College of Engineering
The Integrated Learning Factory (ILF) provides a unique learning setting combining hands-on experience with analytical skills needed in the design and implementation of industrial products and processing. At the factory, students focus on team-oriented, experiential problem-solving and open-ended design.
The use of the ILF will be greatly expanded and new equipment will be purchased to meet the needs of additional courses, and to allow the upgrading of existing courses (including ENGR 100 and ME 295). Funds will also be used to develop modules for the capstone design sequence.
Professor and Acting Chair
|Date Funded:||September 1998|
The Integrated Learning Factory (ILF) exists as one part of a pilot program in design manufacturing engineering. The focus of the laboratory is to promote the mastery of engineering design skills via experiential learning. To accomplish this, engineering design experience is integrated into each level of the curriculum as the student progresses towards an undergraduate degree.
In engineering practice, the cumulation of the design process is product realization. The goal of the ILF activity is to teach engineering design through the medium of product realization. As such, the ILF attempts to recreate all of the major processes that occur in design studios and on the factory floor. By learning each of the steps required to achieve a successful product design in a structured, realistic environment, the student is ultimately able to successfully step into the world of the practicing engineer.
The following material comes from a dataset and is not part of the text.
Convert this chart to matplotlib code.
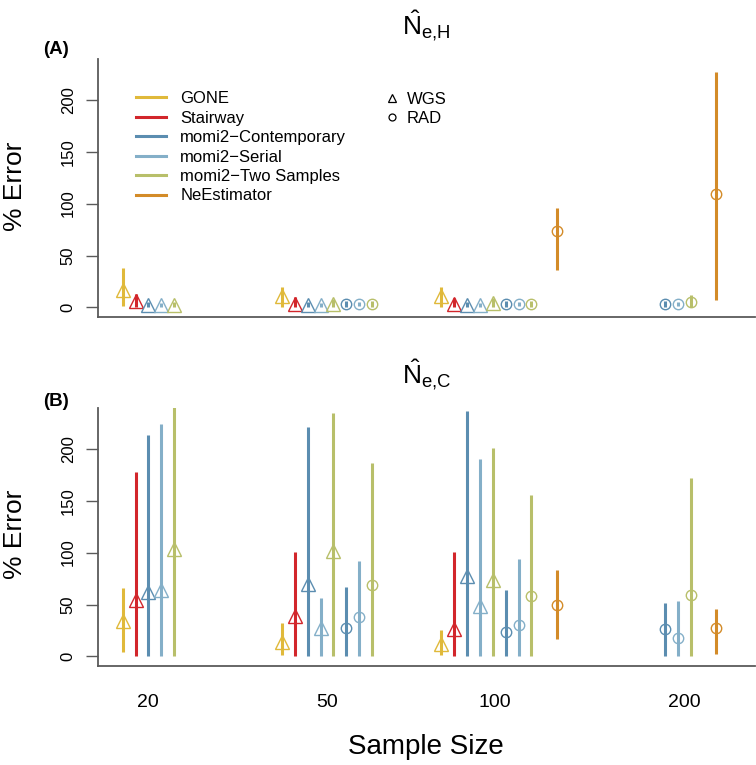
import matplotlib.pyplot as plt
import numpy as np
from matplotlib.lines import Line2D

plt.rcParams['font.family'] = ['Liberation Sans', 'DejaVu Sans']
plt.rcParams['mathtext.fontset'] = 'custom'
plt.rcParams['mathtext.rm'] = 'Liberation Sans'
plt.rcParams['mathtext.it'] = 'Liberation Sans:italic'
plt.rcParams['mathtext.bf'] = 'Liberation Sans:bold'

nan = np.nan
sample_sizes = ['20', '50', '100', '200']
methods = ['GONE', 'Stairway', 'momi2\u2212Contemporary', 'momi2\u2212Serial',
           'momi2\u2212Two Samples', 'NeEstimator']
colors = ['#E0B93A', '#D2262B', '#5B8DB0', '#84AFC8', '#B8BF6A', '#D38B28']

# one row per (method, data type), one column per sample size
series_method = [0, 1, 2, 3, 4, 2, 3, 4, 5]
series_type = ['WGS', 'WGS', 'WGS', 'WGS', 'WGS', 'RAD', 'RAD', 'RAD', 'RAD']

# panel A: N_e,H
nh_mean = [[17, 11, 11, nan], [6, 3, 3, nan], [2.5, 2.5, 2.5, nan],
           [2.5, 2.5, 2.5, nan], [2.5, 3, 4, nan], [nan, 3, 3, 3],
           [nan, 3, 3, 3], [nan, 3, 3, 5], [nan, nan, 74, 109]]
nh_lo = [[1, 0, 0, nan], [0, 0, 0, nan], [0.5, 0.5, 0.5, nan],
         [0.5, 0.5, 0.5, nan], [0.5, 0, 0, nan], [nan, 0.5, 0.5, 0.5],
         [nan, 1, 1, 1], [nan, 0, 0, 0], [nan, nan, 36, 7]]
nh_hi = [[38, 20, 20, nan], [13, 10, 9, nan], [5, 5, 5, nan],
         [4.5, 4.5, 4.5, nan], [5, 8, 9, nan], [nan, 6, 6, 6],
         [nan, 5, 5, 5], [nan, 6, 6, 12], [nan, nan, 96, 227]]

# panel B: N_e,C
nc_mean = [[34, 14, 12, nan], [54, 39, 26, nan], [62, 70, 77, nan],
           [64, 27, 49, nan], [103, 102, 74, nan], [nan, 27, 24, 26],
           [nan, 38, 30, 18], [nan, 69, 58, 59], [nan, nan, 50, 27]]
nc_lo = [[4, 1, 1, nan], [0, 0, 0, nan], [0, 0, 0, nan],
         [0, 0, 0, nan], [0, 0, 0, nan], [nan, 0, 0, 0],
         [nan, 0, 0, 0], [nan, 0, 0, 0], [nan, nan, 17, 2]]
nc_hi = [[66, 32, 25, nan], [178, 101, 101, nan], [213, 221, 236, nan],
         [224, 56, 190, nan], [240, 234, 201, nan], [nan, 67, 64, 51],
         [nan, 92, 94, 53], [nan, 186, 155, 172], [nan, nan, 83, 46]]

# layout
group_x = np.array([1, 13.4, 25.8, 38.2])
slot_x = [0, 1, 2, 3, 4, 5, 6, 7, 9]
xtick_x = [2.95, 16.88, 29.95, 44.68]
markers = {'WGS': '^', 'RAD': 'o'}
msizes = {'WGS': 9.5, 'RAD': 7.5}
W, H = 756, 765


def panel(ax, mean, lo, hi):
    for i in range(len(series_method)):
        m = np.array(mean[i], float)
        l = np.array(lo[i], float)
        h = np.array(hi[i], float)
        ok = ~np.isnan(m)
        x = group_x[ok] + slot_x[i]
        c = colors[series_method[i]]
        ax.errorbar(x, m[ok], yerr=[m[ok] - l[ok], h[ok] - m[ok]],
                    fmt=markers[series_type[i]], ms=msizes[series_type[i]],
                    mfc='none', mec=c, mew=1.0, ecolor=c, elinewidth=2.2,
                    capsize=0)
    ax.set_xlim(-0.92, 50.2)
    ax.set_ylim(-9.2, 239.2)
    ax.set_yticks([0, 50, 100, 150, 200])
    for s in ['top', 'right']:
        ax.spines[s].set_visible(False)
    for s in ['left', 'bottom']:
        ax.spines[s].set_color('#5a5a5a')
        ax.spines[s].set_linewidth(1.3)
    ax.tick_params(axis='y', labelrotation=90, length=9, width=1.0,
                   color='#5a5a5a', labelsize=12, pad=7)
    for t in ax.get_yticklabels():
        t.set_va('center')


fig = plt.figure(figsize=(W / 100, H / 100), dpi=100)
axA = fig.add_axes([98 / W, 1 - 317 / H, 657 / W, 258 / H])
axB = fig.add_axes([98 / W, 1 - 666 / H, 657 / W, 258 / H])

panel(axA, nh_mean, nh_lo, nh_hi)
panel(axB, nc_mean, nc_lo, nc_hi)

axA.set_xticks([])
axB.set_xticks(xtick_x, sample_sizes)
axB.tick_params(axis='x', length=0, labelsize=14, pad=20)

axA.set_title(r'$\hat{\mathrm{N}}_{\mathrm{e{,}H}}$', fontsize=19, pad=17)
axB.set_title(r'$\hat{\mathrm{N}}_{\mathrm{e{,}C}}$', fontsize=19, pad=17)

fig.text(43 / W, 1 - 49 / H, '(A)', fontsize=13.5, fontweight='bold', va='center')
fig.text(43 / W, 1 - 402 / H, '(B)', fontsize=13.5, fontweight='bold', va='center')
for yc in [186, 534]:
    fig.text(15 / W, 1 - yc / H, '% Error', fontsize=19, rotation=90,
             ha='center', va='center')
fig.text(426 / W, 1 - 747 / H, 'Sample Size', fontsize=20, ha='center',
         va='center')

h1 = [Line2D([0], [0], color=c, lw=2.2) for c in colors]
leg1 = axA.legend(h1, methods, loc='upper left',
                  bbox_to_anchor=(136 / W, 1 - 91 / H),
                  bbox_transform=fig.transFigure, frameon=False, fontsize=12,
                  handlelength=1.8, handletextpad=0.85, labelspacing=0.27,
                  borderpad=0, borderaxespad=0)
axA.add_artist(leg1)
h2 = [Line2D([], [], marker='^', ls='none', mfc='none', mec='black', ms=6, mew=0.9),
      Line2D([], [], marker='o', ls='none', mfc='none', mec='black', ms=5, mew=0.9)]
axA.legend(h2, ['WGS', 'RAD'], loc='upper left',
           bbox_to_anchor=(384 / W, 1 - 92 / H),
           bbox_transform=fig.transFigure, frameon=False, fontsize=12,
           handlelength=0.9, handletextpad=0.45, labelspacing=0.25,
           borderpad=0, borderaxespad=0)

fig.savefig('out.png', dpi=100)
"Tools" resources are being used to move the laboratory to the next level. This is through the development of interdisciplinary projects that combine expertise from several departments, specific curriculum revisions aimed at introducing experiential learning into existing and new courses, developing outreach to industry to obtain guidance for the laboratory and sponsored projects, and use of the laboratory as a research tool in the development of new learning methodologies.
Through the establishment of an Oversight Committee that spans the College of Engineering, a number of projects requiring cross-disciplinary expertise have been identified. These are being implemented within available space in the ILF. A "clearing house" is being established to facilitate the matching of project technical needs with students seeking projects.
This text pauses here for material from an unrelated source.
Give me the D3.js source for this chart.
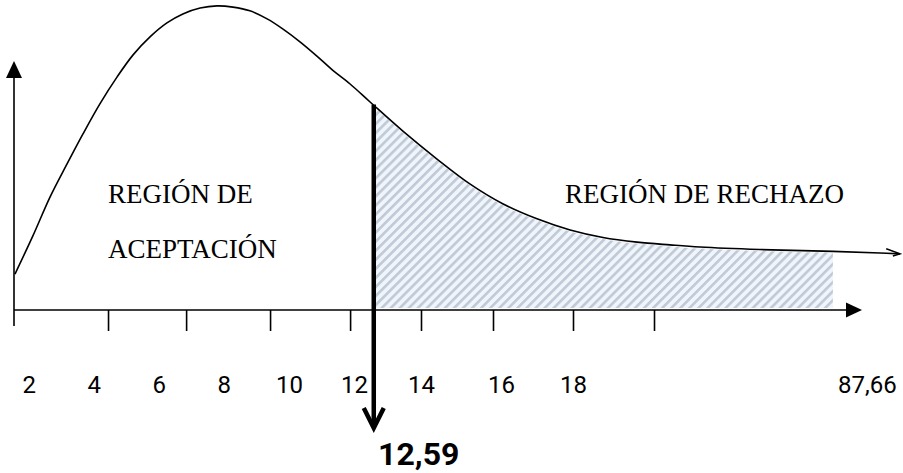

The most significant curriculum revision involves ENGR 100, the first-year introduction to design course. The principal goals of this revision are to: develop consistency from quarter-to-quarter, increase the intellectual challenge, and show a relation between design and science/math fundamentals. "Tools" has aided one part of this transformation. The first goal has been reached by adopting a new organizational structure that centralizes curriculum decisions. The latter two goals have been realized by developing detailed, multi-component projects that require the application both fundamental theory and quantitative engineering analysis. These modifications have already met with strong signs of approval on the part of the students. Numerical class ratings have improved significantly, and written comments reflect the challenge of the course and its value to the students. Also, in the last two quarters demand has exceeded available space, and enrollment is running generally 50% ahead of a year ago.
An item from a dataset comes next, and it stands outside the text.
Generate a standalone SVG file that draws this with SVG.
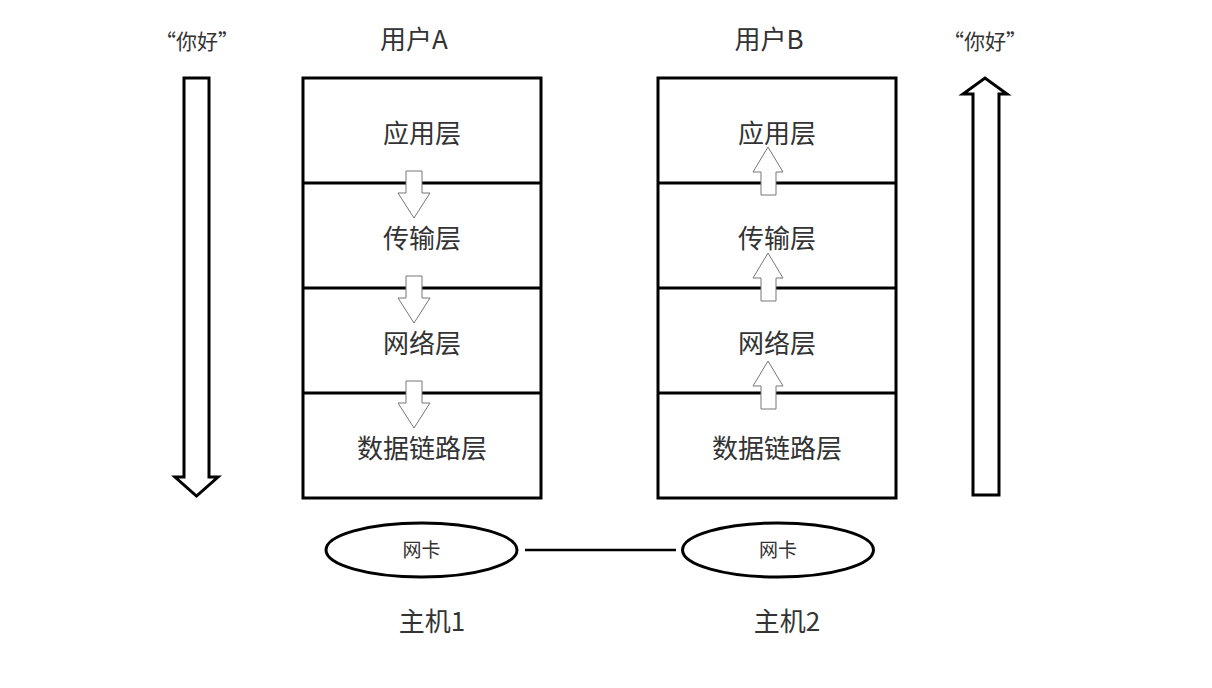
<svg xmlns="http://www.w3.org/2000/svg" width="1212" height="688" viewBox="0 0 1212 688">
<style>
text{font-family:"Noto Sans CJK SC","Noto Sans",sans-serif;fill:#333;text-anchor:middle}
.t{font-size:26px}
.s{font-size:19px}
.h{font-size:21px}
.box{fill:#fff;stroke:#000;stroke-width:3}
.div{stroke:#000;stroke-width:3}
.big{fill:#fff;stroke:#000;stroke-width:3;stroke-linejoin:miter}
.sm{fill:#fff;stroke:#777;stroke-width:1}
.nic{fill:#fff;stroke:#000;stroke-width:3}
</style>
<rect width="1212" height="688" fill="#fff"/>
<g id="hello-left"><text class="h" x="197" y="49">“你好”</text></g>
<g id="hello-right"><text class="h" x="985" y="49">“你好”</text></g>
<g id="userA-label"><text class="t" x="414" y="49">用户A</text></g>
<g id="userB-label"><text class="t" x="769" y="49">用户B</text></g>
<g id="stackA">
<rect class="box" x="303" y="78" width="238" height="420"/>
<line class="div" x1="303" y1="183" x2="541" y2="183"/>
<line class="div" x1="303" y1="288" x2="541" y2="288"/>
<line class="div" x1="303" y1="393" x2="541" y2="393"/>
<text class="t" x="422" y="143">应用层</text>
<text class="t" x="422" y="248">传输层</text>
<text class="t" x="422" y="353">网络层</text>
<text class="t" x="422" y="458">数据链路层</text>
</g>
<g id="stackB">
<rect class="box" x="658" y="78" width="238" height="420"/>
<line class="div" x1="658" y1="183" x2="896" y2="183"/>
<line class="div" x1="658" y1="288" x2="896" y2="288"/>
<line class="div" x1="658" y1="393" x2="896" y2="393"/>
<text class="t" x="777" y="143">应用层</text>
<text class="t" x="777" y="248">传输层</text>
<text class="t" x="777" y="353">网络层</text>
<text class="t" x="777" y="458">数据链路层</text>
</g>
<g id="connectors">
<path class="big" d="M184,78 H209 V477 H218 L196.5,496 L175,477 H184 Z"/>
<path class="big" d="M973,495 H999 V94 H1007 L985,78 L963,94 H973 Z"/>
<path class="sm" d="M406,171 H422 V193 H430 L414,218 L398,193 H406 Z"/>
<path class="sm" d="M406,276 H422 V298 H430 L414,323 L398,298 H406 Z"/>
<path class="sm" d="M406,381 H422 V403 H430 L414,428 L398,403 H406 Z"/>
<path class="sm" d="M761,195 H776 V172 H783 L768,147 L753,172 H761 Z"/>
<path class="sm" d="M761,301 H776 V278 H783 L768,253 L753,278 H761 Z"/>
<path class="sm" d="M761,409 H776 V386 H783 L768,361 L753,386 H761 Z"/>
<line x1="525" y1="550" x2="676" y2="550" stroke="#000" stroke-width="2.5"/>
</g>
<g id="nic1"><ellipse class="nic" cx="421.5" cy="550" rx="95.5" ry="27"/><text class="s" x="421.5" y="557">网卡</text></g>
<g id="nic2"><ellipse class="nic" cx="778" cy="550" rx="95.5" ry="27"/><text class="s" x="778" y="557">网卡</text></g>
<g id="host1"><text class="t" x="432" y="631">主机1</text></g>
<g id="host2"><text class="t" x="787" y="631">主机2</text></g>
</svg>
The ILF Oversight Committee is working on three focus areas for industrial affiliation. These are (1) institutionalizing the soliciting, setup, and execution of industrially-sponsored projects, (2) the development of mechanisms for industrial input into ILF strategy, and (3) the use of industry as a resource for the support of the ILF.
The theme common to all ILF activities is experiential learning. As such, the ILF should be at the forefront in facilitating academic research on learning methodologies and outcome assessment. A collaboration with the newly established Center for Engineering Education Learning and Teaching (CELT) have already begun regarding some laboratory activities, particularly with respect to ENGR 100. The results of these activities have already led to changes in ENGR 100 curriculum.